Capabilities
Capabilities are used to break down the super privileges enjoyed by the root user into fine-grained permissions. This means that even as a root user, you are not able to do whatever you want unless you have been granted the corresponding capabilities.
Prepare rootfs
We'll need to install some additional tool (libcap) to explore the capabilities, so here some instruction of how to prepare such a rootfs.
First, create a docker container with libcap installed,
sudo docker run -it alpine sh -c 'apk add -U libcap; capsh --print'
Use docker ps -a
to find out the container ID of the one we just ran; it should be the latest one.
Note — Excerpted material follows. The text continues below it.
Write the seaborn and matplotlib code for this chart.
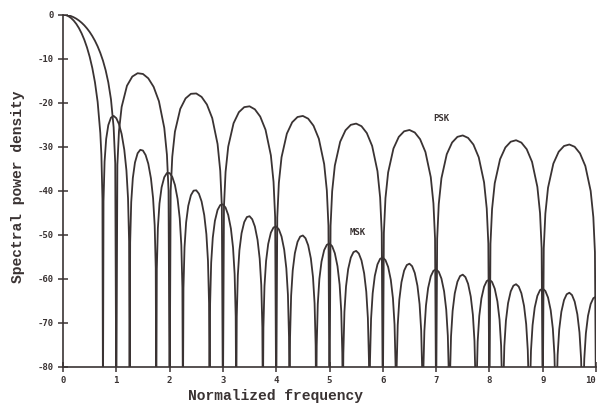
import matplotlib
matplotlib.use("Agg")
import matplotlib.pyplot as plt
import pandas as pd
import seaborn as sns

# ---------------- data ----------------
# PSK spectral power density (dB) vs normalized frequency
psk_freq = [
    0.0, 0.05, 0.1, 0.15, 0.2, 0.25, 0.3, 0.35, 0.4, 0.45, 0.5, 0.55, 0.6, 0.65, 0.7, 0.75, 0.8, 0.85, 0.9, 0.95, 0.98, 1.0,
    1.02, 1.05, 1.1, 1.2, 1.3, 1.4, 1.5, 1.6, 1.7, 1.8, 1.9, 1.95, 1.98, 2.0,
    2.02, 2.05, 2.1, 2.2, 2.3, 2.4, 2.5, 2.6, 2.7, 2.8, 2.9, 2.95, 2.98, 3.0,
    3.02, 3.05, 3.1, 3.2, 3.3, 3.4, 3.5, 3.6, 3.7, 3.8, 3.9, 3.95, 3.98, 4.0,
    4.02, 4.05, 4.1, 4.2, 4.3, 4.4, 4.5, 4.6, 4.7, 4.8, 4.9, 4.95, 4.98, 5.0,
    5.02, 5.05, 5.1, 5.2, 5.3, 5.4, 5.5, 5.6, 5.7, 5.8, 5.9, 5.95, 5.98, 6.0,
    6.02, 6.05, 6.1, 6.2, 6.3, 6.4, 6.5, 6.6, 6.7, 6.8, 6.9, 6.95, 6.98, 7.0,
    7.02, 7.05, 7.1, 7.2, 7.3, 7.4, 7.5, 7.6, 7.7, 7.8, 7.9, 7.95, 7.98, 8.0,
    8.02, 8.05, 8.1, 8.2, 8.3, 8.4, 8.5, 8.6, 8.7, 8.8, 8.9, 8.95, 8.98, 9.0,
    9.02, 9.05, 9.1, 9.2, 9.3, 9.4, 9.5, 9.6, 9.7, 9.8, 9.9, 9.95, 9.98, 10.0,
]
psk_db = [
    0.0, -0.04, -0.14, -0.32, -0.58, -0.91, -1.33, -1.83, -2.42, -3.12, -3.92, -4.86, -5.94, -7.20, -8.69, -10.45, -12.62, -15.39, -19.23, -25.61, -33.81, -90,
    -34.16, -26.48, -20.97, -16.15, -14.06, -13.30, -13.47, -14.46, -16.39, -19.67, -25.72, -31.85, -39.92, -90,
    -40.09, -32.29, -26.59, -21.41, -19.02, -17.98, -17.90, -18.68, -20.41, -23.51, -29.39, -35.45, -43.47, -90,
    -43.58, -35.74, -29.97, -24.67, -22.15, -21.01, -20.82, -21.51, -23.15, -26.16, -31.96, -37.99, -45.98, -90,
    -46.07, -38.20, -32.40, -27.03, -24.45, -23.25, -23.01, -23.63, -25.23, -28.19, -33.95, -39.95, -47.93, -90,
    -48.00, -40.12, -34.29, -28.88, -26.27, -25.03, -24.75, -25.34, -26.90, -29.83, -35.56, -41.54, -49.52, -90,
    -49.58, -41.69, -35.85, -30.41, -27.77, -26.50, -26.20, -26.77, -28.30, -31.21, -36.92, -42.89, -50.86, -90,
    -50.91, -43.02, -37.17, -31.71, -29.05, -27.76, -27.44, -28.00, -29.51, -32.41, -38.10, -44.06, -52.02, -90,
    -52.07, -44.17, -38.31, -32.84, -30.17, -28.87, -28.53, -29.07, -30.57, -33.45, -39.13, -45.09, -53.05, -90,
    -53.09, -45.19, -39.32, -33.84, -31.15, -29.84, -29.50, -30.02, -31.52, -34.39, -40.06, -46.01, -53.97, -90,
]

# MSK spectral power density (dB) vs normalized frequency
msk_freq = [
    0.0, 0.05, 0.1, 0.15, 0.2, 0.25, 0.3, 0.35, 0.4, 0.45, 0.5, 0.55, 0.6, 0.65, 0.7, 0.72, 0.74, 0.75,
    0.76, 0.78, 0.81, 0.85, 0.90, 0.95, 1.00, 1.05, 1.10, 1.15, 1.19, 1.22, 1.24, 1.25,
    1.26, 1.28, 1.31, 1.35, 1.40, 1.45, 1.50, 1.55, 1.60, 1.65, 1.69, 1.72, 1.74, 1.75,
    1.76, 1.78, 1.81, 1.85, 1.90, 1.95, 2.00, 2.05, 2.10, 2.15, 2.19, 2.22, 2.24, 2.25,
    2.26, 2.28, 2.31, 2.35, 2.40, 2.45, 2.50, 2.55, 2.60, 2.65, 2.69, 2.72, 2.74, 2.75,
    2.76, 2.78, 2.81, 2.85, 2.90, 2.95, 3.00, 3.05, 3.10, 3.15, 3.19, 3.22, 3.24, 3.25,
    3.26, 3.28, 3.31, 3.35, 3.40, 3.45, 3.50, 3.55, 3.60, 3.65, 3.69, 3.72, 3.74, 3.75,
    3.76, 3.78, 3.81, 3.85, 3.90, 3.95, 4.00, 4.05, 4.10, 4.15, 4.19, 4.22, 4.24, 4.25,
    4.26, 4.28, 4.31, 4.35, 4.40, 4.45, 4.50, 4.55, 4.60, 4.65, 4.69, 4.72, 4.74, 4.75,
    4.76, 4.78, 4.81, 4.85, 4.90, 4.95, 5.00, 5.05, 5.10, 5.15, 5.19, 5.22, 5.24, 5.25,
    5.26, 5.28, 5.31, 5.35, 5.40, 5.45, 5.50, 5.55, 5.60, 5.65, 5.69, 5.72, 5.74, 5.75,
    5.76, 5.78, 5.81, 5.85, 5.90, 5.95, 6.00, 6.05, 6.10, 6.15, 6.19, 6.22, 6.24, 6.25,
    6.26, 6.28, 6.31, 6.35, 6.40, 6.45, 6.50, 6.55, 6.60, 6.65, 6.69, 6.72, 6.74, 6.75,
    6.76, 6.78, 6.81, 6.85, 6.90, 6.95, 7.00, 7.05, 7.10, 7.15, 7.19, 7.22, 7.24, 7.25,
    7.26, 7.28, 7.31, 7.35, 7.40, 7.45, 7.50, 7.55, 7.60, 7.65, 7.69, 7.72, 7.74, 7.75,
    7.76, 7.78, 7.81, 7.85, 7.90, 7.95, 8.00, 8.05, 8.10, 8.15, 8.19, 8.22, 8.24, 8.25,
    8.26, 8.28, 8.31, 8.35, 8.40, 8.45, 8.50, 8.55, 8.60, 8.65, 8.69, 8.72, 8.74, 8.75,
    8.76, 8.78, 8.81, 8.85, 8.90, 8.95, 9.00, 9.05, 9.10, 9.15, 9.19, 9.22, 9.24, 9.25,
    9.26, 9.28, 9.31, 9.35, 9.40, 9.45, 9.50, 9.55, 9.60, 9.65, 9.69, 9.72, 9.74, 9.75,
    9.76, 9.78, 9.81, 9.85, 9.90, 9.95, 10.0,
]
msk_db = [
    0.0, -0.08, -0.33, -0.74, -1.33, -2.10, -3.07, -4.26, -5.70, -7.44, -9.54, -12.12, -15.39, -19.82, -26.90, -31.81, -41.84, -90,
    -42.36, -33.38, -28.23, -25.09, -23.40, -23.00, -23.52, -24.86, -27.12, -30.71, -35.39, -41.71, -51.50, -90,
    -51.79, -42.58, -37.13, -33.61, -31.49, -30.71, -30.88, -31.90, -33.87, -37.20, -41.69, -47.87, -57.56, -90,
    -57.79, -48.49, -42.91, -39.24, -36.93, -35.98, -35.99, -36.86, -38.69, -41.89, -46.27, -52.38, -62.02, -90,
    -62.19, -52.85, -47.21, -43.45, -41.03, -39.99, -39.91, -40.69, -42.44, -45.55, -49.87, -55.94, -65.56, -90,
    -65.75, -56.38, -50.68, -46.86, -44.37, -43.26, -43.11, -43.84, -45.53, -48.61, -52.90, -58.94, -68.55, -90,
    -68.64, -59.25, -53.53, -49.67, -47.14, -45.99, -45.80, -46.49, -48.14, -51.17, -55.43, -61.45, -71.04, -90,
    -71.12, -61.72, -55.98, -52.10, -49.53, -48.35, -48.13, -48.79, -50.41, -53.40, -57.64, -63.64, -73.22, -90,
    -73.29, -63.88, -58.12, -54.22, -51.63, -50.43, -50.18, -50.81, -52.41, -55.38, -59.60, -65.58, -75.15, -90,
    -75.22, -65.80, -60.04, -56.12, -53.51, -52.29, -52.02, -52.63, -54.21, -57.16, -61.36, -67.34, -76.90, -90,
    -76.96, -67.53, -61.76, -57.82, -55.20, -53.96, -53.68, -54.28, -55.84, -58.78, -62.96, -68.93, -78.48, -90,
    -78.53, -69.10, -63.32, -59.37, -56.74, -55.48, -55.19, -55.78, -57.32, -60.25, -64.42, -70.38, -79.93, -90,
    -79.99, -70.55, -64.76, -60.81, -58.16, -56.90, -56.59, -57.16, -58.70, -61.61, -65.78, -71.73, -81.27, -90,
    -81.32, -71.88, -66.09, -62.13, -59.47, -58.20, -57.88, -58.44, -59.97, -62.87, -67.03, -72.98, -82.52, -90,
    -82.56, -73.12, -67.32, -63.35, -60.69, -59.40, -59.08, -59.64, -61.15, -64.05, -68.20, -74.14, -83.68, -90,
    -83.72, -74.27, -68.47, -64.49, -61.82, -60.53, -60.20, -60.75, -62.26, -65.15, -69.29, -75.23, -84.76, -90,
    -84.80, -75.35, -69.54, -65.56, -62.88, -61.59, -61.25, -61.79, -63.30, -66.18, -70.32, -76.25, -85.78, -90,
    -85.83, -76.37, -70.56, -66.58, -63.90, -62.59, -62.25, -62.79, -64.28, -67.16, -71.30, -77.23, -86.75, -90,
    -86.79, -77.34, -71.52, -67.53, -64.85, -63.54, -63.19, -63.72, -65.21, -68.09, -72.22, -78.14, -87.67, -90,
    -87.70, -78.25, -72.43, -68.44, -65.75, -64.43, -64.08,
]

xticks = [0, 1, 2, 3, 4, 5, 6, 7, 8, 9, 10]
xtick_labels = ["0", "1", "2", "3", "4", "5", "6", "7", "8", "9", "10"]
yticks = [-80, -70, -60, -50, -40, -30, -20, -10, 0]
ytick_labels = ["-80", "-70", "-60", "-50", "-40", "-30", "-20", "-10", "0"]

# ---------------- build figure ----------------
sns.set_theme(style="ticks")
plt.rcParams["axes.unicode_minus"] = False

df = pd.concat([
    pd.DataFrame({"freq": psk_freq, "db": psk_db, "scheme": "PSK"}),
    pd.DataFrame({"freq": msk_freq, "db": msk_db, "scheme": "MSK"}),
], ignore_index=True)

ink = "#3a3333"
W, H = 598, 409
fig = plt.figure(figsize=(W / 100, H / 100), dpi=100)
fig.patch.set_facecolor("white")
ax = fig.add_axes([63 / W, 1 - 366.7 / H, (596 - 63) / W, (366.7 - 14.7) / H])
ax.set_facecolor("white")

sns.lineplot(data=df, x="freq", y="db", hue="scheme", units="scheme",
             estimator=None, sort=False, palette={"PSK": ink, "MSK": ink},
             linewidth=1.3, legend=False, ax=ax)

ax.set_xlim(0, 10)
ax.set_ylim(-80, 0)
for s in ("top", "right"):
    ax.spines[s].set_visible(False)
for s in ("left", "bottom"):
    ax.spines[s].set_color(ink)
    ax.spines[s].set_linewidth(1.2)

tick_font = dict(family="DejaVu Sans Mono", weight="bold", size=6.5)
ax.set_xticks(xticks)
ax.set_xticklabels(xtick_labels, fontdict=tick_font, color=ink)
ax.set_yticks(yticks)
ax.set_yticklabels(ytick_labels, fontdict=tick_font, color=ink)
ax.tick_params(direction="inout", length=7, width=1.1, color=ink, pad=3)
ax.get_xticklabels()[-1].set_horizontalalignment("right")

label_font = dict(family="Liberation Mono", weight="bold", size=10.5)
ax.set_xlabel("Normalized frequency", fontdict=label_font, color=ink, va="center")
ax.xaxis.set_label_coords(0.398, -0.083)
ax.set_ylabel("Spectral power density", fontdict=label_font, color=ink, va="center")
ax.yaxis.set_label_coords(-0.084, 0.51)

ax.text(7.10, -23.7, "PSK", ha="center", va="center", color=ink, **tick_font)
ax.text(5.52, -49.5, "MSK", ha="center", va="center", color=ink, **tick_font)

fig.savefig("out.png", dpi=100, facecolor="white")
Then, export the rootfs to create a runc
runtime bundle.
mkdir rootfs
docker export $container_id | tar -C rootfs -xvf -
runc spec
Capability
To understand what capabilities are: Using the default config.json
generated from runc spec
, you are not allowed to set the hostname, even as root.
$ sudo runc run xyxy67
/ # id
uid=0(root) gid=0(root)
/ # hostname cool
hostname: sethostname: Operation not permitted
That's because setting the hostname requires the CAP_SYS_ADMIN
capability, even for the root user. We can add this capability by including CAP_SYS_ADMIN
in the bounding
, permitted
, and effective
lists of the capabilities attribute for the init process.
Run another container with the new configuration, and now you will be allowed to set the hostname.
$ sudo runc run xyxy67
/ # hostname
runc
/ # hostname hello
/ # hostname
hello
/ #
Run another command in the same container, and it will able to set hostname as well since it inherits the capability of the init process.
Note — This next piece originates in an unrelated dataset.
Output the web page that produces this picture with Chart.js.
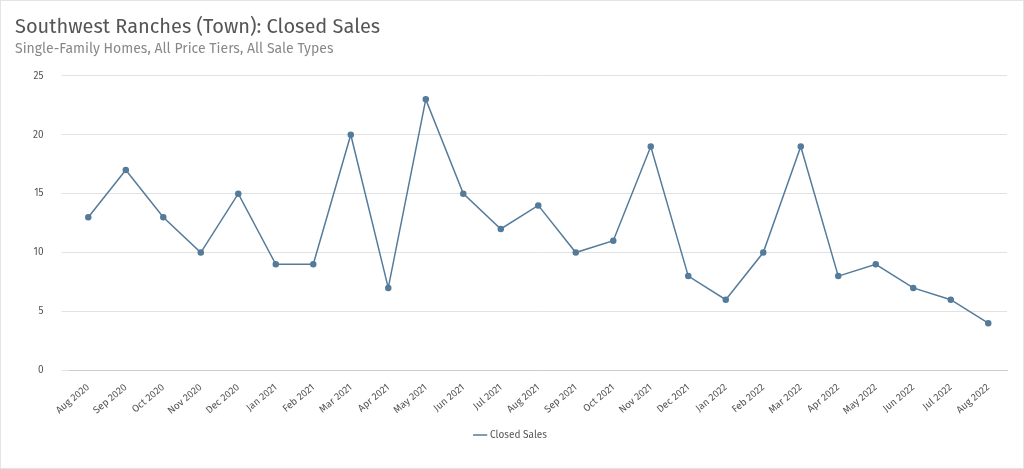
<!DOCTYPE html>
<html>
<head>
<meta charset="utf-8">
<script src="https://cdn.jsdelivr.net/npm/chart.js@4"></script>
<style>
  html, body { margin: 0; padding: 0; background: #fff; }
  #chartBox { width: 1024px; height: 469px; box-sizing: border-box; border: 1px solid #e4e4e4; }
</style>
</head>
<body>
<div id="chartBox"><canvas id="myChart"></canvas></div>
<script>
const months = ["Aug 2020", "Sep 2020", "Oct 2020", "Nov 2020", "Dec 2020", "Jan 2021", "Feb 2021",
    "Mar 2021", "Apr 2021", "May 2021", "Jun 2021", "Jul 2021", "Aug 2021", "Sep 2021", "Oct 2021",
    "Nov 2021", "Dec 2021", "Jan 2022", "Feb 2022", "Mar 2022", "Apr 2022", "May 2022", "Jun 2022",
    "Jul 2022", "Aug 2022"];
const closedSales = [13, 17, 13, 10, 15, 9, 9, 20, 7, 23, 15, 12, 14, 10, 11, 19, 8, 6, 10, 19, 8, 9, 7, 6, 4];

const lineColor = "#557b9b";
const font = "'Fira Sans', 'Open Sans', 'Noto Sans', sans-serif";

new Chart(document.getElementById("myChart"), {
    type: "line",
    data: {
        labels: months,
        datasets: [{
            label: "Closed Sales",
            data: closedSales,
            borderColor: lineColor,
            backgroundColor: lineColor,
            borderWidth: 1.5,
            pointRadius: 2.5,
            pointHoverRadius: 4,
            tension: 0
        }]
    },
    options: {
        responsive: true,
        maintainAspectRatio: false,
        animation: false,
        layout: { padding: { left: 14, right: 16, top: 4, bottom: 18 } },
        plugins: {
            title: {
                display: true,
                text: "Southwest Ranches (Town): Closed Sales",
                align: "start",
                color: "#555",
                font: { family: font, size: 20, weight: "normal" },
                padding: { top: 10, bottom: 2 }
            },
            subtitle: {
                display: true,
                text: "Single-Family Homes, All Price Tiers, All Sale Types",
                align: "start",
                color: "#888",
                font: { family: font, size: 14 },
                padding: { bottom: 18 }
            },
            legend: {
                position: "bottom",
                labels: {
                    usePointStyle: true,
                    pointStyle: "line",
                    boxWidth: 20,
                    color: "#555",
                    font: { family: font, size: 10 }
                }
            }
        },
        scales: {
            x: {
                offset: true,
                grid: { display: false },
                border: { color: "#ccc" },
                ticks: { color: "#555", font: { family: font, size: 10 }, maxRotation: 40, minRotation: 40, autoSkip: false }
            },
            y: {
                min: 0,
                max: 25,
                ticks: { stepSize: 5, color: "#555", font: { family: font, size: 10 }, padding: 18 },
                grid: { color: "#e2e2e2" },
                border: { display: false }
            }
        }
    }
});
</script>
</body>
</html>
$ sudo runc exec -t xyxy67 /bin/sh
[sudo] password for binchen:
/ # hostname
hello
/ # hostname good
/ # hostname
good
Get capability
Get the PID of the two processes in the runtime PID namespace.
$ sudo runc ps xyxy67
UID PID PPID C STIME TTY TIME CMD
root 26002 25993 0 11:42 pts/0 00:00:00 /bin/sh
root 26059 26051 0 11:43 pts/1 00:00:00 /bin/sh
Install pscap
on the host:
sudo apt-get install libcap-ng-utils
Check capabilities of the running process using the pids in the host namespace.
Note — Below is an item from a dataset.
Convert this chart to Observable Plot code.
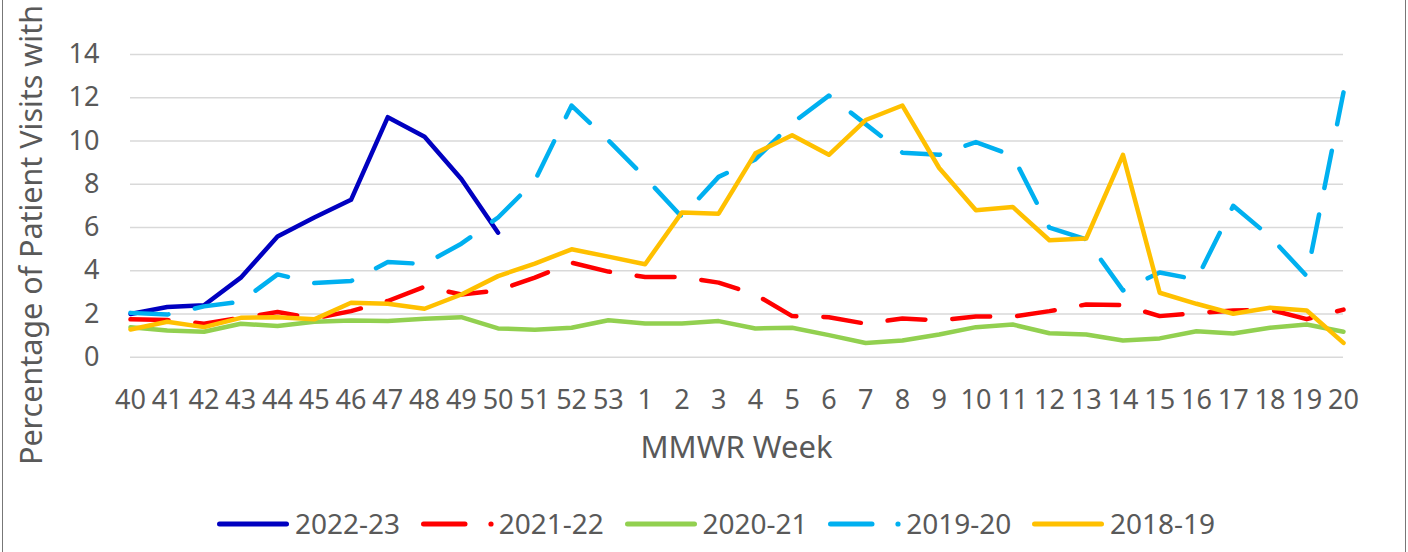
<!DOCTYPE html>
<html><head><meta charset="utf-8">
<script src="https://cdn.jsdelivr.net/npm/d3@7"></script>
<script src="https://cdn.jsdelivr.net/npm/@observablehq/plot@0.6"></script>
<style>
body{margin:0;background:#fff;}
#wrap{position:relative;width:1408px;height:552px;overflow:hidden;font-family:"Noto Sans",sans-serif;background:#fff;}
.bl{position:absolute;top:0;bottom:0;width:1.5px;background:#777;}
.item{position:absolute;top:500px;height:48px;display:flex;align-items:center;}
.item span{font-size:28px;line-height:28px;color:#595959;margin-left:5px;position:relative;top:-1px;}
</style></head><body><div id="wrap"></div>
<script>
const weeks = ["40","41","42","43","44","45","46","47","48","49","50","51","52","53",
  "1","2","3","4","5","6","7","8","9","10","11","12","13","14","15","16","17","18","19","20"];
const yTicks = [0,2,4,6,8,10,12,14];
const seasons = ["2022-23","2021-22","2020-21","2019-20","2018-19"];
const colors = ["#0000C0","#FF0000","#92D050","#00B0F0","#FFC000"];
const dashed = [false,true,false,true,false];

const s2223 = [2.0,2.32,2.4,3.68,5.58,6.46,7.28,11.1,10.2,8.24,5.76];
const s2122 = [1.75,1.72,1.55,1.82,2.09,1.8,2.13,2.6,3.26,2.9,3.09,3.68,4.37,3.96,
  3.71,3.71,3.45,2.9,1.9,1.85,1.55,1.79,1.7,1.88,1.88,2.13,2.44,2.41,1.9,2.04,2.16,2.2,1.76,2.2];
const s2021 = [1.39,1.24,1.18,1.55,1.44,1.64,1.7,1.67,1.78,1.85,1.33,1.27,1.36,1.71,
  1.56,1.56,1.67,1.33,1.36,1.02,0.66,0.77,1.05,1.39,1.51,1.11,1.05,0.77,0.87,1.2,1.1,1.36,1.51,1.18];
const s1920 = [2.05,1.97,2.35,2.57,3.83,3.43,3.52,4.4,4.31,5.25,6.46,8.16,11.64,10.03,
  8.31,6.49,8.34,9.15,10.82,12.1,10.78,9.46,9.36,9.95,9.32,5.99,5.45,3.09,3.92,3.59,7.0,5.58,3.75,12.25];
const s1819 = [1.28,1.64,1.39,1.82,1.85,1.75,2.52,2.47,2.24,2.9,3.75,4.33,4.99,4.65,
  4.3,6.69,6.64,9.43,10.27,9.36,10.97,11.64,8.75,6.8,6.95,5.41,5.49,9.36,2.98,2.47,2.01,2.29,2.16,0.66];
const seriesValues = [s2223,s2122,s2021,s1920,s1819];

const wrap = document.getElementById("wrap");

const lineMarks = seriesValues.map((vals,i) => {
  const rows = vals.map((v,j) => ({week: weeks[j], value: v}));
  return Plot.line(rows, {x:"week", y:"value", stroke: colors[i], strokeWidth:4.5,
    strokeLinejoin:"round", strokeLinecap:"round",
    strokeDasharray: dashed[i] ? "38,27" : null});
});

const chart = Plot.plot({
  width:1408, height:500,
  marginLeft:130, marginRight:65, marginTop:54, marginBottom:143.3,
  style:{fontFamily:"'Noto Sans', sans-serif", fontSize:"27px", color:"#595959", background:"transparent", overflow:"visible"},
  x:{type:"point", domain:weeks, padding:0, round:false, label:null},
  y:{domain:[0,14], label:null},
  marks:[
    Plot.gridY(yTicks, {stroke:"#D9D9D9", strokeOpacity:1, strokeWidth:1.4}),
    Plot.axisX({tickSize:0, tickPadding:33, label:null, fontSize:27}),
    Plot.axisY(yTicks, {tickSize:0, tickPadding:31, label:null, fontSize:27}),
    ...lineMarks
  ]
});
wrap.appendChild(chart);

const svg = d3.select(chart);
svg.append("text")
  .attr("transform","translate(41.5,465) rotate(-90)")
  .attr("text-anchor","start")
  .attr("font-size",30)
  .attr("fill","#595959")
  .attr("textLength",460)
  .attr("lengthAdjust","spacingAndGlyphs")
  .text("Percentage of Patient Visits with");
svg.append("text")
  .attr("x",736.5).attr("y",458)
  .attr("text-anchor","middle")
  .attr("font-size",31)
  .attr("fill","#595959")
  .text("MMWR Week");

// borders
const lb = document.createElement("div"); lb.className="bl"; lb.style.left="1.5px"; wrap.appendChild(lb);
const rb = document.createElement("div"); rb.className="bl"; rb.style.left="1404.5px"; wrap.appendChild(rb);

// legend
seasons.forEach((s,i) => {
  const item = document.createElement("div");
  item.className = "item";
  item.style.left = (217 + i*203.75) + "px";
  let shape;
  if (dashed[i]) {
    shape = `<line x1="2.5" y1="5" x2="44" y2="5" stroke="${colors[i]}" stroke-width="5" stroke-linecap="round"/>
             <circle cx="70" cy="5" r="2.6" fill="${colors[i]}"/>`;
  } else {
    shape = `<line x1="2.5" y1="5" x2="69.5" y2="5" stroke="${colors[i]}" stroke-width="5" stroke-linecap="round"/>`;
  }
  item.innerHTML = `<svg width="73" height="10" style="display:block">${shape}</svg><span>${s}</span>`;
  wrap.appendChild(item);
});
</script>
</body></html>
$ pscap | grep "26059\|26002"
25993 26002 root sh kill, net_bind_service, sys_admin, audit_write
26051 26059 root sh kill, net_bind_service, sys_admin, audit_write
And we can confirm those two process has the sys_admin
capability.
Request additional capability
The exec can require additional caps that don't exist in the config.json
.
Run another container xyxy78
without the CAP_SYS_ADMIN
in the config.json
.
Double check it indeed doesn't have the CAPS.
$ sudo runc ps xyxy78
UID PID PPID C STIME TTY TIME CMD
root 27385 27376 0 11:57 pts/0 00:00:00 /bin/sh
$ pscap | grep 27385
27376 27385 root sh kill, net_bind_service, audit_write
Start another process in xyxy78
but with additional CAP_SYS_ADMIN capability, using --cap
option.
sudo runc exec --cap CAP_SYS_ADMIN xyxy78 /bin/hostname cool
Under the hood, the --cap
option sets up the capability list for the process that will be executed, similar to how these settings are established in the config.json
for the init process.
capsh
You can use capsh explore a little bit more.
Run capsh --print
inside of the container.
This is the output with default config.json:
# capsh --print
Current: = cap_kill,cap_net_bind_service,cap_audit_write+eip
Bounding set =cap_kill,cap_net_bind_service,cap_audit_write
Securebits: 00/0x0/1'b0
secure-noroot: no (unlocked)
secure-no-suid-fixup: no (unlocked)
secure-keep-caps: no (unlocked)
uid=0(root)
gid=0(root)
groups=
This is the output with the added CAP_SYS_ADMIN
capability. Compared with the previous one, we can see an additional cap_sys_admin+ep
in the "Current" section and cap_sys_admin
in the "Bounding Set". The "+ep" indicates that the preceding capabilities are in both the "effective" and "permitted" lists. For more information regarding the capability list, see capabilities.
# capsh --print
Current: = cap_kill,cap_net_bind_service,cap_audit_write+eip cap_sys_admin+ep
Bounding set =cap_kill,cap_net_bind_service,cap_sys_admin,cap_audit_write
Securebits: 00/0x0/1'b0
secure-noroot: no (unlocked)
secure-no-suid-fixup: no (unlocked)
secure-keep-caps: no (unlocked)
uid=0(root)
gid=0(root)
groups=
Summary
We investigated how Linux capability is used to limit the things a process can do and thus increase the security of the container.